By 1914 the advertisements for the swirls were becoming fewer while the imitation agates, made by machine, were being offered in more colors and varieties. Samples from this catalog include on offer of brown, green, and yellow imitation agate with two each of jade and turquoise and four imitation carnelians. The diameter of these marbles was about three-fourths of an inch, they weighed eight ounces collectively, and sold for a quarter. Of the handmade type there were advertised a mixed group of spiral and onionskin marbles. Most of these were five-eights of an inch in diameter, but several large shooters (size not given) were also included with the group.

They amounted to a total of one hundred marbles at a weight of two pounds and sold for the price of thirty-three cents. This last mentioned group is the only group of the handmade type of marble still being advertised in the 1914 catalog, although there are four other groups of the machine-made type besides the one mentioned.

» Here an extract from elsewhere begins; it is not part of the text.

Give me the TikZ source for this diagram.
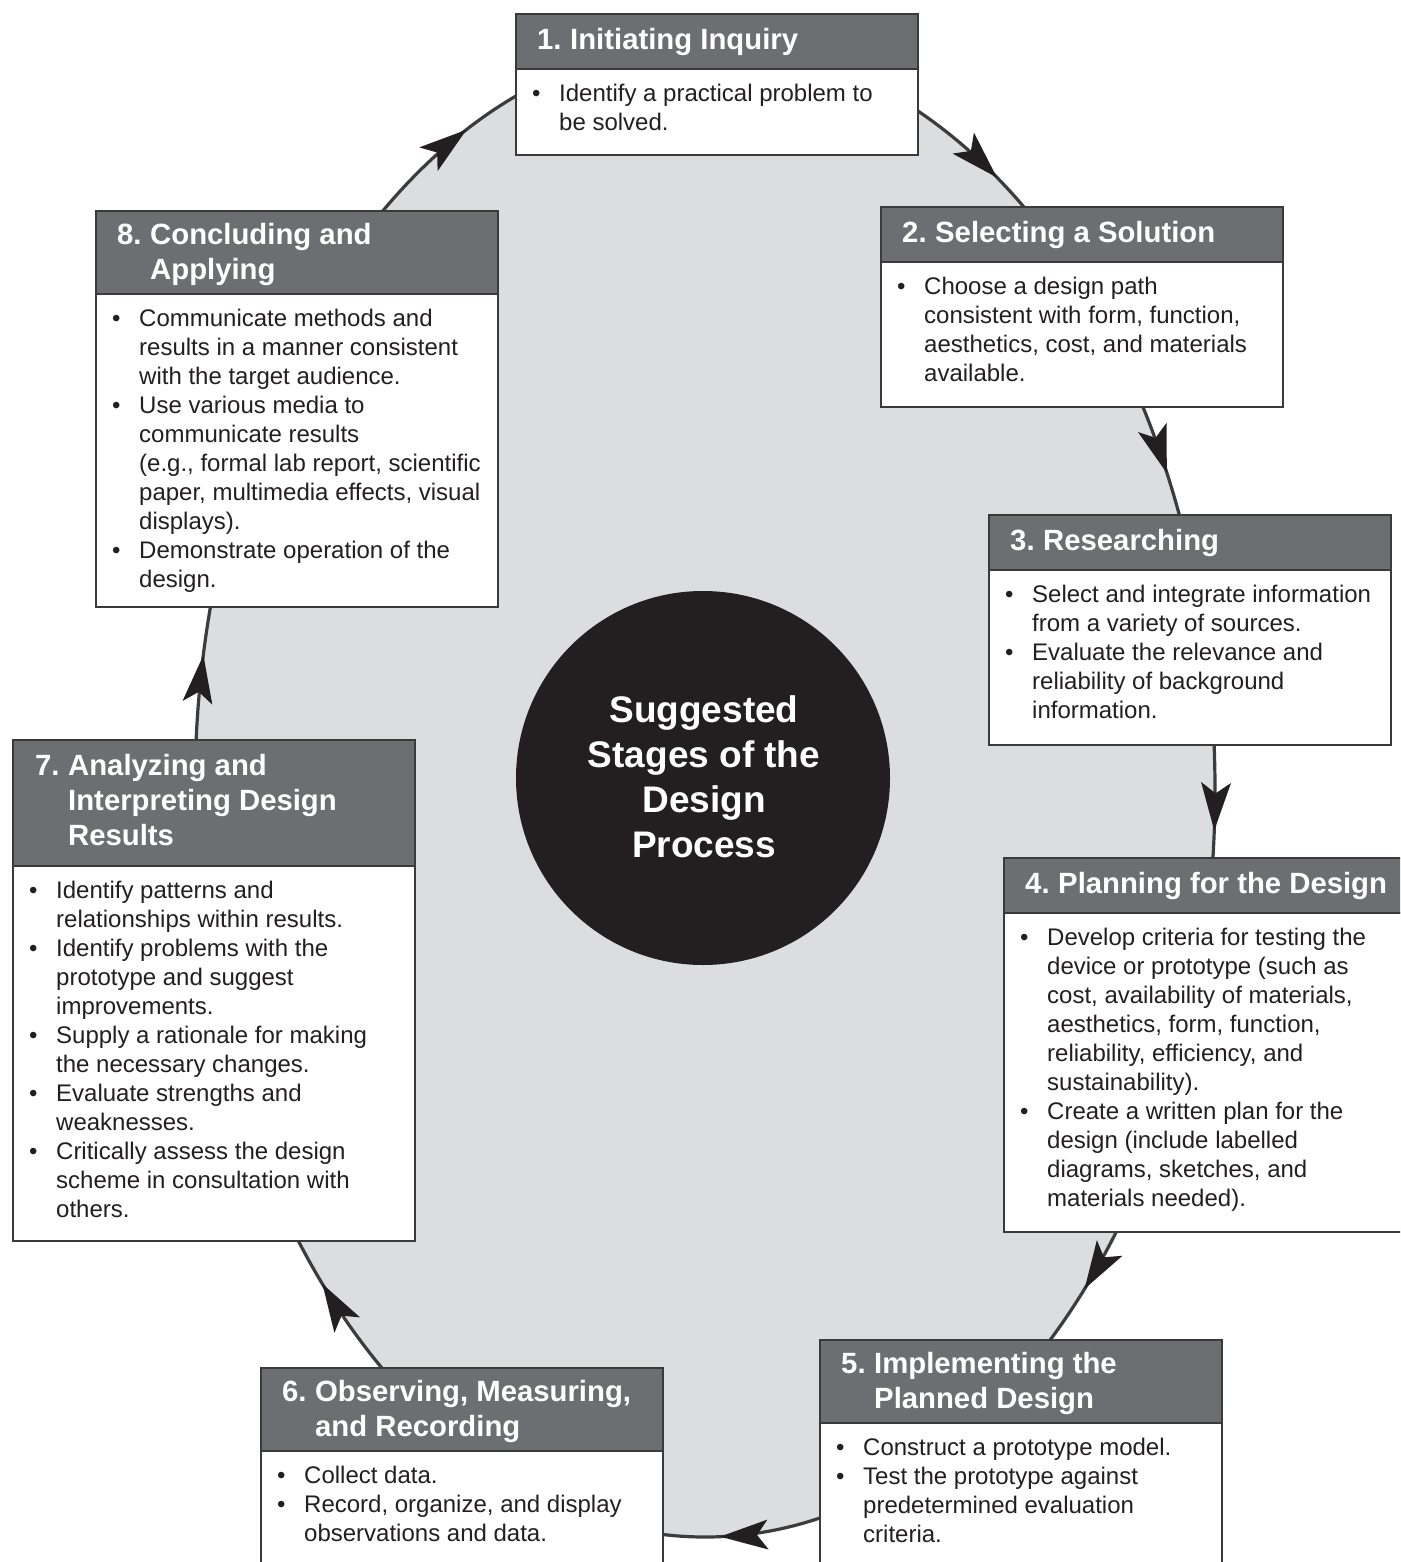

By 1918 the catalog no longer had any of the earlier German spiral type advertised. Instead, all of the marbles in the catalog were of the machine-made type. Listed were twenty-five imitation agates in brown, green, and blue, and brown marbles (onyx) for a quarter and six large glass marbles in green, yellow, and blue onxy for fifteen cents. The onyx referred to was imitation onyx and not the stone, as it was evident by the colors which the marbles come in. Nineteen eighteen was the last year of World War I, and represents the end of the production of handmade glass marbles in any great amount. Most of the German factories which produced these marbles were destroyed in the war. None of them was ever started again because the machine method of producing marbles, which was refined after the war, made the old hand method obsolete.